With increased productivity and freed from onerous manual tasks, they have more time to innovate, release more apps, create more value, delight customers and boost profits.
“The most overlooked competitive advantage is uninterrupted service,” Beal said. “These performance elements help businesses win.”
Helping DevOps and SRE teams evolve and improve
Adam Frank, Moogsoft’s VP of Product and Design, said DevOps and SRE teams can no longer rely on legacy monitoring tools that create static thresholds and thus can’t scale, or generate actionable insights.
“To make sense of that data, to reduce toil and to improve value, you must apply multiple layers of AI, which is why observability needs AIOps. That vast amount of ‘telemetry everywhere’ data needs AIOps,” he said.
It’s with these goals in mind that Moogsoft developed Moogsoft Express, the cloud-native AIOps and observability solution DevOps and SRE teams need for visibility and control of CICD pipelines, continuous software delivery, and business agility and flexibility.
Moogsoft Express ingests and enriches observability data, such as metrics, traces, and logs; reduces noise to detect anomalies; correlates alerts; discovers causality; and facilitates collaboration.
“Moogsoft Express supports the ‘we build it, we own it’ culture of DevOps and SRE teams,” he said.
Watch a recording of ‘Telemetry Everywhere: Observability in the DevOps Cosmos’ to get all the details, best practices, and insights shared by Beal and Frank. The webinar also included a Q&A with the audience. Below are questions the speakers answered in writing after the webinar.
Why do I need this as well as Solarwinds and Splunk and everything I’ve already bought?
Frank: It will help drive more value out of those tools and give you ease of use and insights you struggled to get or couldn’t get at all before. Moogsoft Express is about real-time analysis and insights so you can be proactive and restore services faster.
Beal: It’s great that you’ve invested in your monitoring tools, but you’re probably still drowning in data and feeling some alert fatigue. Our human brains can only process so much data; we have cognitive load constraints after all. It takes effort to pull reports and logs, and to read and interpret them.
Observability and AIOps together can do all this toil for us: it crunches all that data from your existing tools, finds the patterns and makes inferences for us. You can get straight to fixing the problem and skip the part of working out what it is, because that’s already been done for you.
Yes, it requires a bit more money, but you’ll justify that expense with the time you’ll save searching for answers, and that time injects capacity back into your teams that you can spend innovating new value outcomes for your customers.
Don’t forget to hook it into Slack or your ChatOps platform so that your teams can collaborate in real time on your CICD processes through your route to live, and for incident management and blameless/healthy retrospectives.

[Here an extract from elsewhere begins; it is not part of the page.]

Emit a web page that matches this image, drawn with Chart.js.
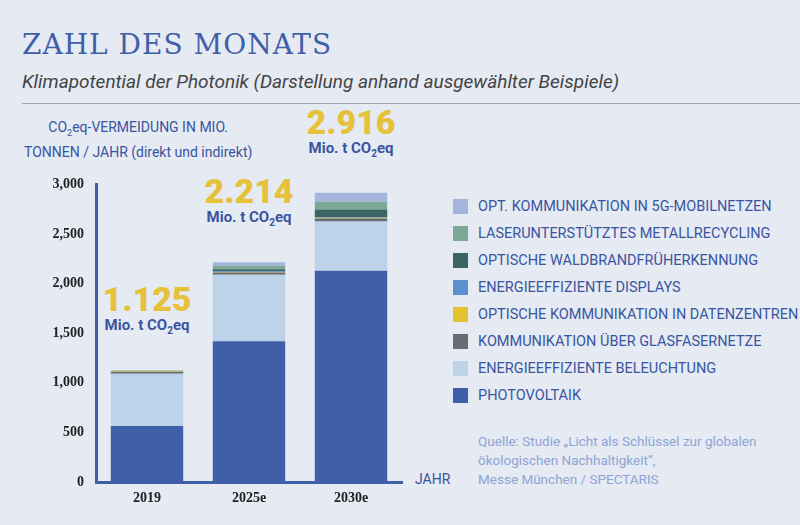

You mentioned intelligence in Moogsoft Express’ Collector agent. Can you expand on the “intelligence”?
Frank: By intelligence I mean the ML and AI that conducts portions of the real-time analysis. The Collector not only collects the data but analyzes the data in real-time to establish and adapt to the normal operating behavior, predict and forecast the future operating behavior, and generate anomalies when the data deviates from the normal behavior.
Is there anything different I would have to do in order to use Moogsoft Express or practice my monitoring habits before production?
Frank: No, nothing. You should practice observability and monitoring and allow AIOps to analyze the data to surface anomalies and incidents so you can address them before your code goes out to customers.
Are there metrics you recommend starting with?
Frank: Yes, infrastructure metrics. You get these for free. You’ll have to emit your own custom application metrics but infrastructure emits metrics from the CPU, disks, network I/O, memory and more.
When there’s anomalies surfacing from infrastructure metrics you’ll get advanced warning of a potential real issue. By practicing this in your pre-production environment you’ll even be able to code your applications and services to be more resilient to infrastructure type degradations and failures.
What types of data can you process, and can you handle large-scale data sets?
Frank: We process any times-series metrics data, which is essentially a timestamp and numerical value, along with event data, including changes, that derive from your logs, other monitoring systems, or CI/CD pipelines.